Problem details: Transcribe everything in the data word for word. Pictures are left out.

Data lines:
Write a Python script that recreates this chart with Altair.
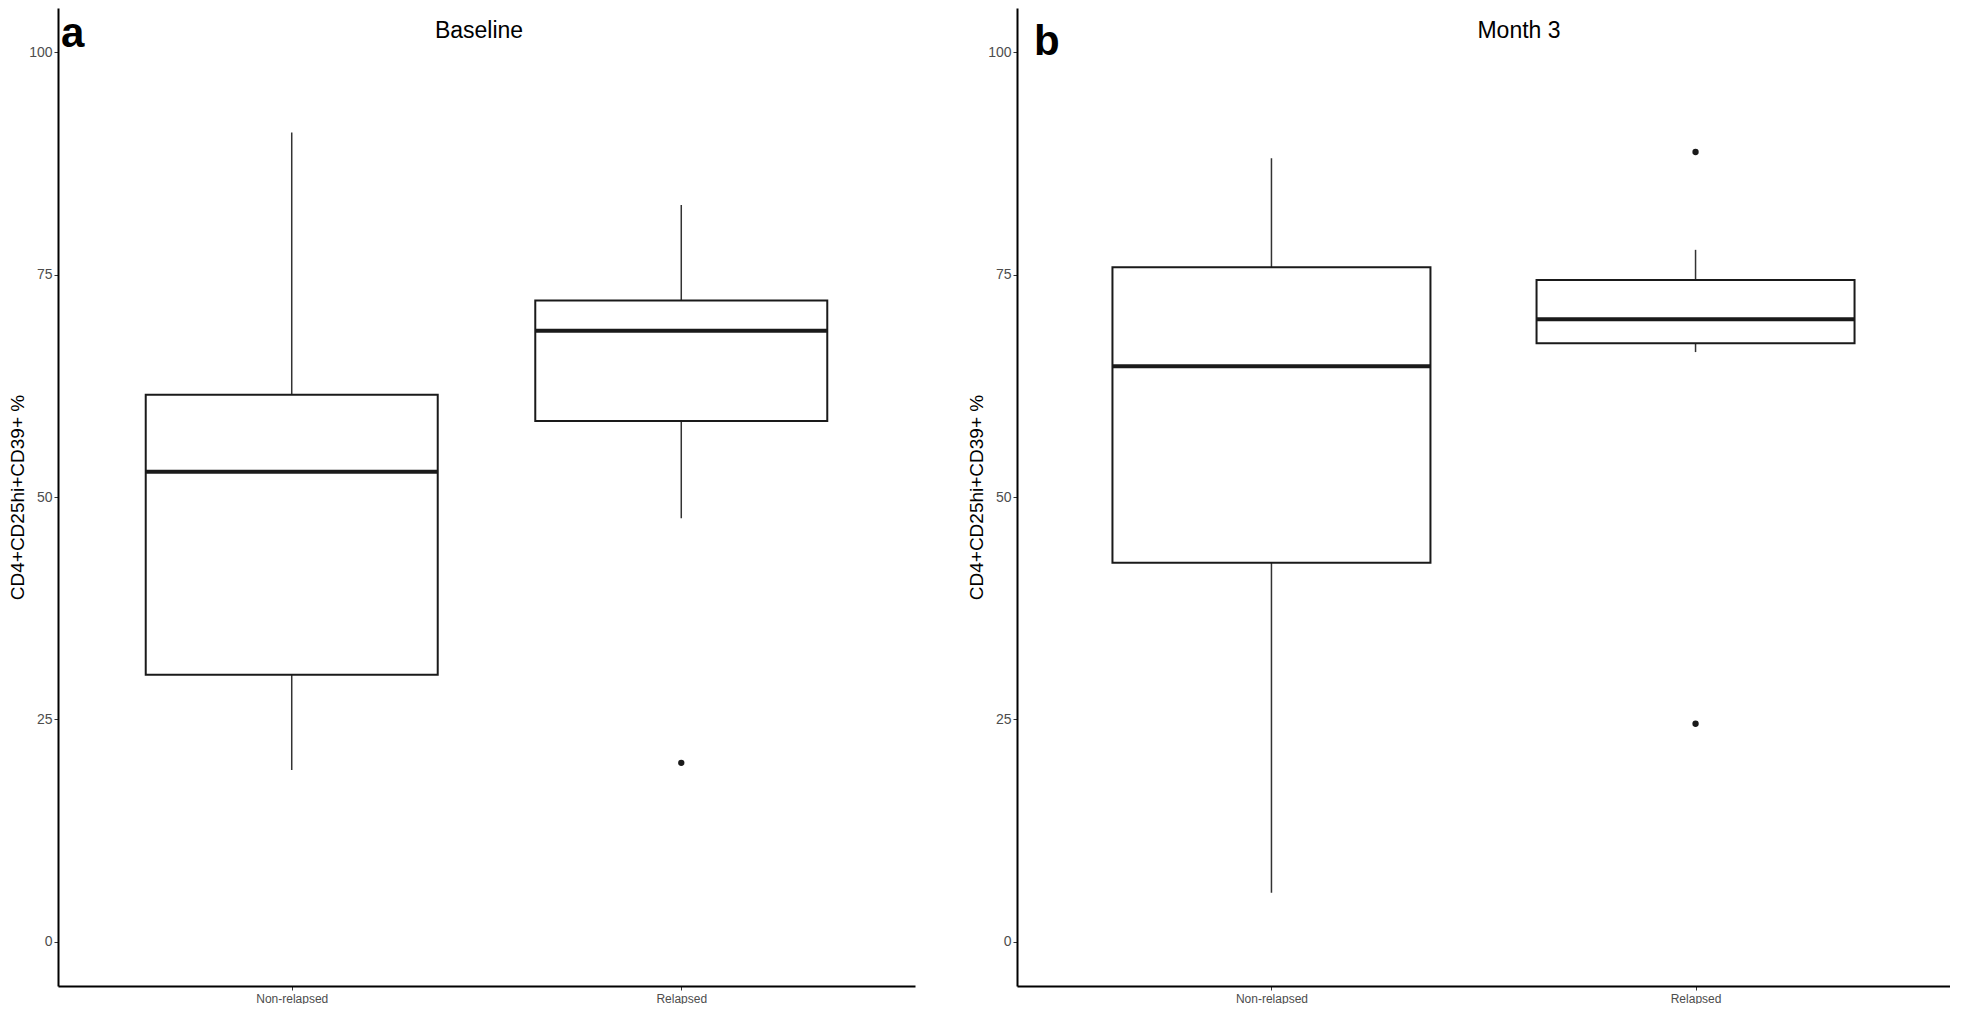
import altair as alt
import pandas as pd

groups = ["Non-relapsed", "Relapsed"]

# Baseline (panel a)
base_lo = [19.3, 47.6]
base_q1 = [30.0, 58.55]
base_med = [52.85, 68.7]
base_q3 = [61.5, 72.1]
base_hi = [91.0, 82.85]
base_out_group = ["Relapsed"]
base_out_val = [20.1]

# Month 3 (panel b)
m3_lo = [5.5, 66.3]
m3_q1 = [42.6, 67.3]
m3_med = [64.7, 70.0]
m3_q3 = [75.85, 74.4]
m3_hi = [88.1, 77.8]
m3_out_group = ["Relapsed", "Relapsed"]
m3_out_val = [88.8, 24.5]

y_ticks = [0, 25, 50, 75, 100]
y_title = "CD4+CD25hi+CD39+ %"

FONT = "Liberation Sans, Arial, sans-serif"
H = 978


def panel(lo, q1, med, q3, hi, og, ov, title, letter, W, box_w, title_x, letter_x, letter_y):
    df = pd.DataFrame({"group": groups, "lo": lo, "q1": q1, "med": med, "q3": q3, "hi": hi})
    out = pd.DataFrame({"group": og, "val": ov})
    xenc = alt.X("group:N", sort=groups,
                 scale=alt.Scale(type="point", padding=0.6),
                 axis=alt.Axis(title=None, labelAngle=0, labelFontSize=12, labelFont=FONT,
                               labelColor="#4d4d4d", tickSize=4, labelPadding=3))
    yscale = alt.Scale(domain=[-5, 105], nice=False, zero=False)
    yaxis = alt.Axis(title=y_title, values=y_ticks, labelFontSize=14, labelFont=FONT,
                     labelColor="#4d4d4d", tickSize=4, labelPadding=2,
                     titleFont=FONT, titleFontSize=19, titleFontWeight="normal",
                     titleColor="#000000", titlePadding=1)
    base = alt.Chart(df)
    whisk = base.mark_rule(color="#333333", strokeWidth=1.5).encode(
        x=xenc, y=alt.Y("lo:Q", scale=yscale, axis=yaxis), y2="hi:Q")
    box = base.mark_bar(size=box_w, fill="white", stroke="#1a1a1a", strokeWidth=2).encode(
        x=alt.X("group:N", sort=groups), y=alt.Y("q1:Q"), y2="q3:Q")
    medl = base.mark_tick(size=box_w, thickness=4, color="#1a1a1a", opacity=1).encode(
        x=alt.X("group:N", sort=groups), y=alt.Y("med:Q"))
    pts = alt.Chart(out).mark_point(filled=True, size=40, color="#1a1a1a", opacity=1).encode(
        x=alt.X("group:N", sort=groups), y=alt.Y("val:Q"))
    ttl = alt.Chart(pd.DataFrame({"t": [title]})).mark_text(
        font=FONT, fontSize=23, color="#000000", align="center", baseline="alphabetic").encode(
        text="t:N", x=alt.value(title_x), y=alt.value(30))
    let = alt.Chart(pd.DataFrame({"t": [letter]})).mark_text(
        font=FONT, fontSize=42, fontWeight="bold", color="#000000",
        align="left", baseline="alphabetic").encode(
        text="t:N", x=alt.value(letter_x), y=alt.value(letter_y))
    return alt.layer(whisk, box, medl, pts, ttl, let).properties(width=W, height=H)


left = panel(base_lo, base_q1, base_med, base_q3, base_hi, base_out_group, base_out_val,
             "Baseline", "a", 857, 292, 421, 3, 39)
right = panel(m3_lo, m3_q1, m3_med, m3_q3, m3_hi, m3_out_group, m3_out_val,
              "Month 3", "b", 933, 318, 502, 17, 47)

chart = alt.hconcat(left, right, spacing=52).configure_view(stroke=None).configure_axis(
    grid=False, domainColor="#000000", domainWidth=2, tickColor="#333333", tickWidth=1
).properties(padding=0, background="white")

chart.save("out.html", embed_options={"renderer": "svg", "actions": False})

Complete answer:
Write a Python script that recreates this chart with Altair.
import altair as alt
import pandas as pd

groups = ["Non-relapsed", "Relapsed"]

# Baseline (panel a)
base_lo = [19.3, 47.6]
base_q1 = [30.0, 58.55]
base_med = [52.85, 68.7]
base_q3 = [61.5, 72.1]
base_hi = [91.0, 82.85]
base_out_group = ["Relapsed"]
base_out_val = [20.1]

# Month 3 (panel b)
m3_lo = [5.5, 66.3]
m3_q1 = [42.6, 67.3]
m3_med = [64.7, 70.0]
m3_q3 = [75.85, 74.4]
m3_hi = [88.1, 77.8]
m3_out_group = ["Relapsed", "Relapsed"]
m3_out_val = [88.8, 24.5]

y_ticks = [0, 25, 50, 75, 100]
y_title = "CD4+CD25hi+CD39+ %"

FONT = "Liberation Sans, Arial, sans-serif"
H = 978


def panel(lo, q1, med, q3, hi, og, ov, title, letter, W, box_w, title_x, letter_x, letter_y):
    df = pd.DataFrame({"group": groups, "lo": lo, "q1": q1, "med": med, "q3": q3, "hi": hi})
    out = pd.DataFrame({"group": og, "val": ov})
    xenc = alt.X("group:N", sort=groups,
                 scale=alt.Scale(type="point", padding=0.6),
                 axis=alt.Axis(title=None, labelAngle=0, labelFontSize=12, labelFont=FONT,
                               labelColor="#4d4d4d", tickSize=4, labelPadding=3))
    yscale = alt.Scale(domain=[-5, 105], nice=False, zero=False)
    yaxis = alt.Axis(title=y_title, values=y_ticks, labelFontSize=14, labelFont=FONT,
                     labelColor="#4d4d4d", tickSize=4, labelPadding=2,
                     titleFont=FONT, titleFontSize=19, titleFontWeight="normal",
                     titleColor="#000000", titlePadding=1)
    base = alt.Chart(df)
    whisk = base.mark_rule(color="#333333", strokeWidth=1.5).encode(
        x=xenc, y=alt.Y("lo:Q", scale=yscale, axis=yaxis), y2="hi:Q")
    box = base.mark_bar(size=box_w, fill="white", stroke="#1a1a1a", strokeWidth=2).encode(
        x=alt.X("group:N", sort=groups), y=alt.Y("q1:Q"), y2="q3:Q")
    medl = base.mark_tick(size=box_w, thickness=4, color="#1a1a1a", opacity=1).encode(
        x=alt.X("group:N", sort=groups), y=alt.Y("med:Q"))
    pts = alt.Chart(out).mark_point(filled=True, size=40, color="#1a1a1a", opacity=1).encode(
        x=alt.X("group:N", sort=groups), y=alt.Y("val:Q"))
    ttl = alt.Chart(pd.DataFrame({"t": [title]})).mark_text(
        font=FONT, fontSize=23, color="#000000", align="center", baseline="alphabetic").encode(
        text="t:N", x=alt.value(title_x), y=alt.value(30))
    let = alt.Chart(pd.DataFrame({"t": [letter]})).mark_text(
        font=FONT, fontSize=42, fontWeight="bold", color="#000000",
        align="left", baseline="alphabetic").encode(
        text="t:N", x=alt.value(letter_x), y=alt.value(letter_y))
    return alt.layer(whisk, box, medl, pts, ttl, let).properties(width=W, height=H)


left = panel(base_lo, base_q1, base_med, base_q3, base_hi, base_out_group, base_out_val,
             "Baseline", "a", 857, 292, 421, 3, 39)
right = panel(m3_lo, m3_q1, m3_med, m3_q3, m3_hi, m3_out_group, m3_out_val,
              "Month 3", "b", 933, 318, 502, 17, 47)

chart = alt.hconcat(left, right, spacing=52).configure_view(stroke=None).configure_axis(
    grid=False, domainColor="#000000", domainWidth=2, tickColor="#333333", tickWidth=1
).properties(padding=0, background="white")

chart.save("out.html", embed_options={"renderer": "svg", "actions": False})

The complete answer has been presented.